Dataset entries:
*-*-*

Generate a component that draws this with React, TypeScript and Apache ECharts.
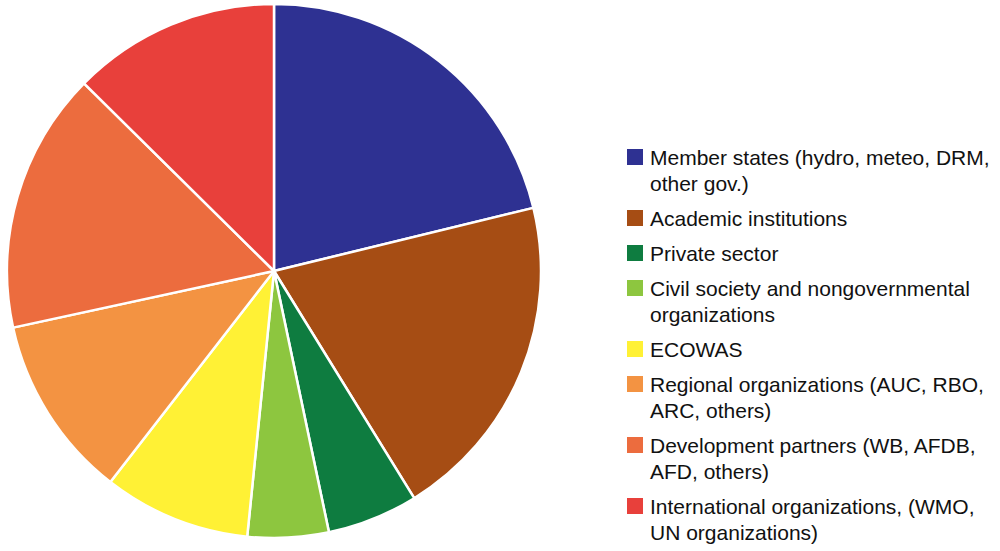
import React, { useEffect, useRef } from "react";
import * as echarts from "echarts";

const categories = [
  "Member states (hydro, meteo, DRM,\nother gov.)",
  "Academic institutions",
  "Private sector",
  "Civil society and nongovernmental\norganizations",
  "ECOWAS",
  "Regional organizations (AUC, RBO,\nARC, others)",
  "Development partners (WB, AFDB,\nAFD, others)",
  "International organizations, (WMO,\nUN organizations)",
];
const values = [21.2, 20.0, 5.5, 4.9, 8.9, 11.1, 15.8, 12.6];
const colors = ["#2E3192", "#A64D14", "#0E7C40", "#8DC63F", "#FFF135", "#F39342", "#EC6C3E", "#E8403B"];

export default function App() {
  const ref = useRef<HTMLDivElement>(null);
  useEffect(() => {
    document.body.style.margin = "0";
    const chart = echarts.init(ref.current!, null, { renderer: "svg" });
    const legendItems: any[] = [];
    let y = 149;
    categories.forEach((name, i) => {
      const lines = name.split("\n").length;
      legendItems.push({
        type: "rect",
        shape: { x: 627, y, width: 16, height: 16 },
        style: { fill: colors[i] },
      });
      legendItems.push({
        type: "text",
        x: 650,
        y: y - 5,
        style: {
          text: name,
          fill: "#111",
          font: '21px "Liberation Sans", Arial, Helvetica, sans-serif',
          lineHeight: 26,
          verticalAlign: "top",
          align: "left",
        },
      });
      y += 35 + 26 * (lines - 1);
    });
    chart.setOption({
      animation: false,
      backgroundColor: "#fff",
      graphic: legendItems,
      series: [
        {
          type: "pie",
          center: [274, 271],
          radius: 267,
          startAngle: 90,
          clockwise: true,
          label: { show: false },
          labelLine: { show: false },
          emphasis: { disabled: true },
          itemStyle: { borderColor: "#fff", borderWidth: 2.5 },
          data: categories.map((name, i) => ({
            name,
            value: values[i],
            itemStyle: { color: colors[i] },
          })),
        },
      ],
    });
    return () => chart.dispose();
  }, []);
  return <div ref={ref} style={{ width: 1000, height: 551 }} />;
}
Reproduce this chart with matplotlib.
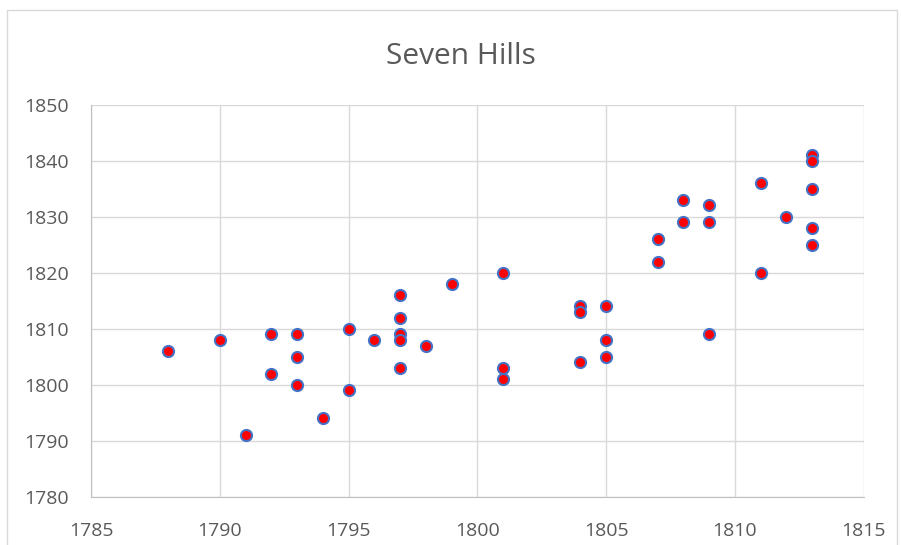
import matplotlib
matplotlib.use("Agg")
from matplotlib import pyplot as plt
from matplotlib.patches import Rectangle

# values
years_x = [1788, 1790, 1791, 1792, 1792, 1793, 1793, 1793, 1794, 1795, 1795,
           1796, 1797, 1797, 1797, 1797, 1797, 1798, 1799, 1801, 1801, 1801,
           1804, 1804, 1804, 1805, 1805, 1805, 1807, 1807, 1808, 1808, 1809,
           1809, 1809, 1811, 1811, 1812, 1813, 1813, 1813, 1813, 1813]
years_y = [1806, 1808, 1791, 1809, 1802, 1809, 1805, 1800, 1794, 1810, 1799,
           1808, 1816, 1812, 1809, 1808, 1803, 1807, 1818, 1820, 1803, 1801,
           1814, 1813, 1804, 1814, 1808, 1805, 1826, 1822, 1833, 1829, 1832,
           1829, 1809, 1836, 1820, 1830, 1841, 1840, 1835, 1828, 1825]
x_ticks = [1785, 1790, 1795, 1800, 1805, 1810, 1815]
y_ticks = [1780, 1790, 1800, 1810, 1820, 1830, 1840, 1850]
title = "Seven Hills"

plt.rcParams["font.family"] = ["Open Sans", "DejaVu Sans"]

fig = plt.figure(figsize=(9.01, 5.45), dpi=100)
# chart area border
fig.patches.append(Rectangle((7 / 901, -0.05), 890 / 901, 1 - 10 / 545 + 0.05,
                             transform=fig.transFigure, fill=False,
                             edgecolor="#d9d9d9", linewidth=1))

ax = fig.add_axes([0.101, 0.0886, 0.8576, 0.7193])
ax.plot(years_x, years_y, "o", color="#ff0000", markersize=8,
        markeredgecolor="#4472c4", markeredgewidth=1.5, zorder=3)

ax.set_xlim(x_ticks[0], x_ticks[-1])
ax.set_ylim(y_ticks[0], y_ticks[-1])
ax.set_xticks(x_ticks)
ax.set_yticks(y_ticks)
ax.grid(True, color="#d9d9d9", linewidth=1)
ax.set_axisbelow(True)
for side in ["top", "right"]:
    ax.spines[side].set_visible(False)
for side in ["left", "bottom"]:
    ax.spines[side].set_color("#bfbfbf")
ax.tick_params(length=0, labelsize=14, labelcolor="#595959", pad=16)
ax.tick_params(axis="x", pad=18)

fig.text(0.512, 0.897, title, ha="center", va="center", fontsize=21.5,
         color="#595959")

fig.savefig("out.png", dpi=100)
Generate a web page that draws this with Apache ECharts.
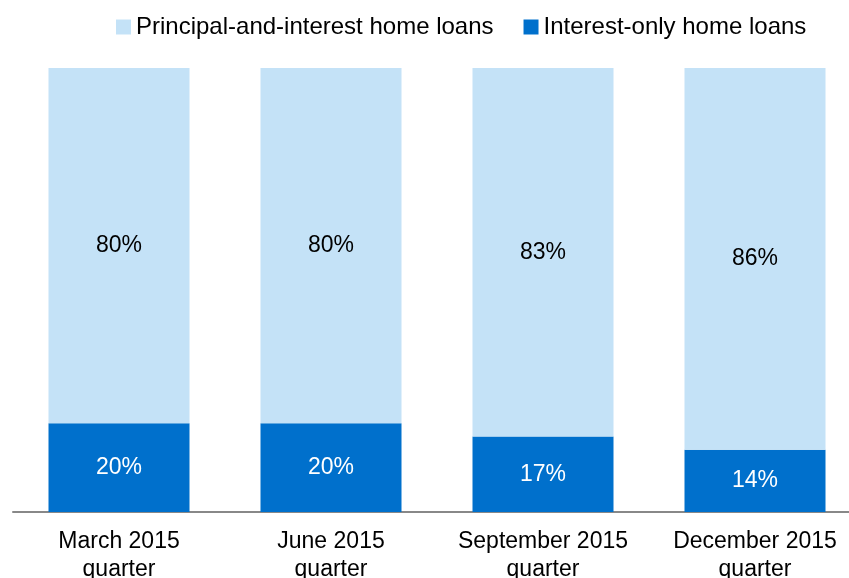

*-*-*

Exercise aim —
Write out the lines from the one containing "Reproduce this chart with matplotlib." down to the one containing "from matplotlib.patches import Rectangle", both included, exactly as they appear. Leave out any pictures.

Expected output —
Reproduce this chart with matplotlib.
import matplotlib
matplotlib.use("Agg")
from matplotlib import pyplot as plt
from matplotlib.patches import Rectangle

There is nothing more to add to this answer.